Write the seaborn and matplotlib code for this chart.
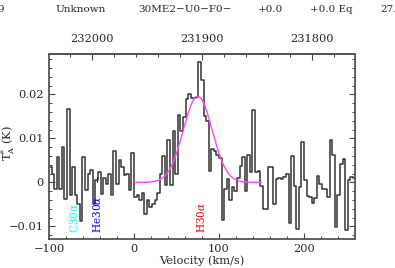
import numpy as np
import pandas as pd
import seaborn as sns
import matplotlib.pyplot as plt
from matplotlib.ticker import MultipleLocator

# spectrum: channel width and first channel edge (km/s)
chan_width = 3.03
first_edge = -100.0

t_neg = [0.0034, 0.0020, -0.0014, 0.0057, -0.0015, 0.0080, -0.0038, 0.0168,
         -0.0029, 0.0036, -0.0029, -0.0048, -0.0088, 0.0058, -0.0017, 0.0020,
         0.0028, -0.0048, 0.0005, 0.0023, -0.0027, 0.0011, -0.0004, 0.0020,
         -0.0029, 0.0072, -0.0004, 0.0051, 0.0034, 0.0017, 0.0020, -0.0017,
         0.0066]
t_line = [-0.0033, -0.0029, -0.0040, -0.0025, -0.0072, -0.0040, -0.0055,
          -0.0048, -0.0040, -0.0025, 0.0020, 0.0060, -0.0006, 0.0096, -0.0006,
          0.0117, 0.0018, 0.0153, 0.0118, 0.0148, 0.0190, 0.0200, 0.0193,
          0.0193, 0.0195, 0.0274]
t_pos = [0.0234, 0.0150, 0.0140, 0.0026, 0.0075, 0.0072, 0.0062, 0.0055,
         -0.0086, -0.0016, 0.0007, -0.0039, -0.0010, -0.0019, 0.0009, 0.0037,
         0.0058, -0.0019, 0.0062, 0.0024, 0.0164, 0.0024, 0.0026, -0.0008,
         -0.0061, -0.0061, 0.0034, 0.0034, -0.0048, 0.0007, 0.0011, 0.0007,
         0.0012, 0.0020, -0.0093, 0.0060, -0.0008, -0.0105, -0.0010, 0.0091,
         0.0005, -0.0031, -0.0033, -0.0046, -0.0036, 0.0014, -0.0004, -0.0016,
         -0.0016, -0.0033, 0.0096, 0.0062, -0.0101, -0.0029, 0.0042, 0.0054,
         -0.0108, 0.0005, 0.0013, 0.0010]

# gaussian fit (CLASS style: peak, position, width)
fit_peak = 0.0196
fit_pos = 75.0
fit_fwhm = 40.0
fit_vmin, fit_vmax = 0.0, 150.0

# frequency axis
rest_freq = 231962.1  # MHz at v = 0
c_kms = 299792.458
freq_ticks = [232000, 231900, 231800]

line_names = ["C30$\\alpha$", "He30$\\alpha$", "H30$\\alpha$"]
line_freqs = [232016.6, 231995.43, 231900.93]
line_colors = ["cyan", "blue", "red"]

header = ["9", "Unknown", "30ME2\u2212U0\u2212F0\u2212", "+0.0", "+0.0 Eq", "27."]
header_x = [-3, 55, 138, 258, 310, 380]


def v2f(v):
    return rest_freq * (1 - np.asarray(v) / c_kms)


def f2v(f):
    return c_kms * (1 - np.asarray(f) / rest_freq)


temps = t_neg + t_line + t_pos
edges = first_edge + chan_width * np.arange(len(temps) + 1)
spec = pd.DataFrame({"v": edges, "T": temps + [temps[-1]]})

v_fit = np.linspace(fit_vmin, fit_vmax, 300)
t_fit = fit_peak * np.exp(-4 * np.log(2) * ((v_fit - fit_pos) / fit_fwhm) ** 2)
fit = pd.DataFrame({"v": v_fit, "T": t_fit})

sns.set_style("ticks")
plt.rcParams["font.family"] = ["DejaVu Serif"]
plt.rcParams["mathtext.fontset"] = "dejavuserif"

W, H = 395, 268
fs = 8.2
fig = plt.figure(figsize=(W / 100, H / 100), dpi=100)
ax = fig.add_axes([49 / W, 1 - 238.7 / H, (355 - 49) / W, (238.7 - 54) / H])

sns.lineplot(data=spec, x="v", y="T", ax=ax, drawstyle="steps-post",
             estimator=None, sort=False, color="#333333", lw=1.1)
sns.lineplot(data=fit, x="v", y="T", ax=ax, estimator=None, sort=False,
             color="#ff44ff", lw=1.0)

for name, f, col in zip(line_names, line_freqs, line_colors):
    v = f2v(f)
    ax.text(v, -0.0115, name, rotation=90, ha="center", va="bottom",
            color=col, fontsize=7.6)
ax.plot([f2v(line_freqs[1])] * 2, [0.0, 0.0009], color="blue", lw=0.8)

ax.set_xlim(-100, 260)
ax.set_ylim(-0.0128, 0.0292)
ax.xaxis.set_major_locator(MultipleLocator(100))
ax.xaxis.set_minor_locator(MultipleLocator(20))
ax.yaxis.set_major_locator(MultipleLocator(0.01))
ax.yaxis.set_minor_locator(MultipleLocator(0.002))
ax.yaxis.set_major_formatter(plt.FuncFormatter(lambda y, p: "0" if abs(y) < 1e-9 else f"{y:g}".replace("-", "\u2212")))
ax.xaxis.set_major_formatter(plt.FuncFormatter(lambda x, p: f"{x:.0f}".replace("-", "\u2212")))
ax.tick_params(which="both", direction="in", top=False, right=True,
               labelsize=fs, color="#444444")
ax.tick_params(which="major", length=4, width=0.8)
ax.tick_params(which="minor", length=2, width=0.7)
ax.tick_params(axis="y", pad=4)
ax.tick_params(axis="x", pad=4)
for s in ax.spines.values():
    s.set_color("#555555")
    s.set_linewidth(1.3)

sec = ax.secondary_xaxis("top", functions=(v2f, f2v))
sec.set_xticks(freq_ticks)
sec.xaxis.set_minor_locator(MultipleLocator(20))
sec.xaxis.set_major_formatter(plt.FuncFormatter(lambda x, p: f"{x:.0f}"))
sec.tick_params(which="both", direction="in", labelsize=fs, color="#444444", pad=7)
sec.tick_params(which="major", length=4, width=0.8)
sec.tick_params(which="minor", length=2, width=0.7)
sec.spines["top"].set_color("#555555")
sec.spines["top"].set_linewidth(1.3)

ax.set_xlabel("Velocity (km/s)", fontsize=fs, labelpad=1)
ax.set_ylabel("T$^{*}_{\\rm A}$ (K)", fontsize=fs)
ax.yaxis.set_label_coords((17 - 49) / (355 - 49), 0.52)

for txt, x in zip(header, header_x):
    fig.text(x / W, 1 - 10 / H, txt, fontsize=7.5, ha="left", va="center")

fig.savefig("out.png", dpi=100)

================

▶ **Given problem**
Transcribe the full listing character for character. Pictures are excluded.

▶ **Solution to the problem**
Write the seaborn and matplotlib code for this chart.
import numpy as np
import pandas as pd
import seaborn as sns
import matplotlib.pyplot as plt
from matplotlib.ticker import MultipleLocator

# spectrum: channel width and first channel edge (km/s)
chan_width = 3.03
first_edge = -100.0

t_neg = [0.0034, 0.0020, -0.0014, 0.0057, -0.0015, 0.0080, -0.0038, 0.0168,
         -0.0029, 0.0036, -0.0029, -0.0048, -0.0088, 0.0058, -0.0017, 0.0020,
         0.0028, -0.0048, 0.0005, 0.0023, -0.0027, 0.0011, -0.0004, 0.0020,
         -0.0029, 0.0072, -0.0004, 0.0051, 0.0034, 0.0017, 0.0020, -0.0017,
         0.0066]
t_line = [-0.0033, -0.0029, -0.0040, -0.0025, -0.0072, -0.0040, -0.0055,
          -0.0048, -0.0040, -0.0025, 0.0020, 0.0060, -0.0006, 0.0096, -0.0006,
          0.0117, 0.0018, 0.0153, 0.0118, 0.0148, 0.0190, 0.0200, 0.0193,
          0.0193, 0.0195, 0.0274]
t_pos = [0.0234, 0.0150, 0.0140, 0.0026, 0.0075, 0.0072, 0.0062, 0.0055,
         -0.0086, -0.0016, 0.0007, -0.0039, -0.0010, -0.0019, 0.0009, 0.0037,
         0.0058, -0.0019, 0.0062, 0.0024, 0.0164, 0.0024, 0.0026, -0.0008,
         -0.0061, -0.0061, 0.0034, 0.0034, -0.0048, 0.0007, 0.0011, 0.0007,
         0.0012, 0.0020, -0.0093, 0.0060, -0.0008, -0.0105, -0.0010, 0.0091,
         0.0005, -0.0031, -0.0033, -0.0046, -0.0036, 0.0014, -0.0004, -0.0016,
         -0.0016, -0.0033, 0.0096, 0.0062, -0.0101, -0.0029, 0.0042, 0.0054,
         -0.0108, 0.0005, 0.0013, 0.0010]

# gaussian fit (CLASS style: peak, position, width)
fit_peak = 0.0196
fit_pos = 75.0
fit_fwhm = 40.0
fit_vmin, fit_vmax = 0.0, 150.0

# frequency axis
rest_freq = 231962.1  # MHz at v = 0
c_kms = 299792.458
freq_ticks = [232000, 231900, 231800]

line_names = ["C30$\\alpha$", "He30$\\alpha$", "H30$\\alpha$"]
line_freqs = [232016.6, 231995.43, 231900.93]
line_colors = ["cyan", "blue", "red"]

header = ["9", "Unknown", "30ME2\u2212U0\u2212F0\u2212", "+0.0", "+0.0 Eq", "27."]
header_x = [-3, 55, 138, 258, 310, 380]


def v2f(v):
    return rest_freq * (1 - np.asarray(v) / c_kms)


def f2v(f):
    return c_kms * (1 - np.asarray(f) / rest_freq)


temps = t_neg + t_line + t_pos
edges = first_edge + chan_width * np.arange(len(temps) + 1)
spec = pd.DataFrame({"v": edges, "T": temps + [temps[-1]]})

v_fit = np.linspace(fit_vmin, fit_vmax, 300)
t_fit = fit_peak * np.exp(-4 * np.log(2) * ((v_fit - fit_pos) / fit_fwhm) ** 2)
fit = pd.DataFrame({"v": v_fit, "T": t_fit})

sns.set_style("ticks")
plt.rcParams["font.family"] = ["DejaVu Serif"]
plt.rcParams["mathtext.fontset"] = "dejavuserif"

W, H = 395, 268
fs = 8.2
fig = plt.figure(figsize=(W / 100, H / 100), dpi=100)
ax = fig.add_axes([49 / W, 1 - 238.7 / H, (355 - 49) / W, (238.7 - 54) / H])

sns.lineplot(data=spec, x="v", y="T", ax=ax, drawstyle="steps-post",
             estimator=None, sort=False, color="#333333", lw=1.1)
sns.lineplot(data=fit, x="v", y="T", ax=ax, estimator=None, sort=False,
             color="#ff44ff", lw=1.0)

for name, f, col in zip(line_names, line_freqs, line_colors):
    v = f2v(f)
    ax.text(v, -0.0115, name, rotation=90, ha="center", va="bottom",
            color=col, fontsize=7.6)
ax.plot([f2v(line_freqs[1])] * 2, [0.0, 0.0009], color="blue", lw=0.8)

ax.set_xlim(-100, 260)
ax.set_ylim(-0.0128, 0.0292)
ax.xaxis.set_major_locator(MultipleLocator(100))
ax.xaxis.set_minor_locator(MultipleLocator(20))
ax.yaxis.set_major_locator(MultipleLocator(0.01))
ax.yaxis.set_minor_locator(MultipleLocator(0.002))
ax.yaxis.set_major_formatter(plt.FuncFormatter(lambda y, p: "0" if abs(y) < 1e-9 else f"{y:g}".replace("-", "\u2212")))
ax.xaxis.set_major_formatter(plt.FuncFormatter(lambda x, p: f"{x:.0f}".replace("-", "\u2212")))
ax.tick_params(which="both", direction="in", top=False, right=True,
               labelsize=fs, color="#444444")
ax.tick_params(which="major", length=4, width=0.8)
ax.tick_params(which="minor", length=2, width=0.7)
ax.tick_params(axis="y", pad=4)
ax.tick_params(axis="x", pad=4)
for s in ax.spines.values():
    s.set_color("#555555")
    s.set_linewidth(1.3)

sec = ax.secondary_xaxis("top", functions=(v2f, f2v))
sec.set_xticks(freq_ticks)
sec.xaxis.set_minor_locator(MultipleLocator(20))
sec.xaxis.set_major_formatter(plt.FuncFormatter(lambda x, p: f"{x:.0f}"))
sec.tick_params(which="both", direction="in", labelsize=fs, color="#444444", pad=7)
sec.tick_params(which="major", length=4, width=0.8)
sec.tick_params(which="minor", length=2, width=0.7)
sec.spines["top"].set_color("#555555")
sec.spines["top"].set_linewidth(1.3)

ax.set_xlabel("Velocity (km/s)", fontsize=fs, labelpad=1)
ax.set_ylabel("T$^{*}_{\\rm A}$ (K)", fontsize=fs)
ax.yaxis.set_label_coords((17 - 49) / (355 - 49), 0.52)

for txt, x in zip(header, header_x):
    fig.text(x / W, 1 - 10 / H, txt, fontsize=7.5, ha="left", va="center")

fig.savefig("out.png", dpi=100)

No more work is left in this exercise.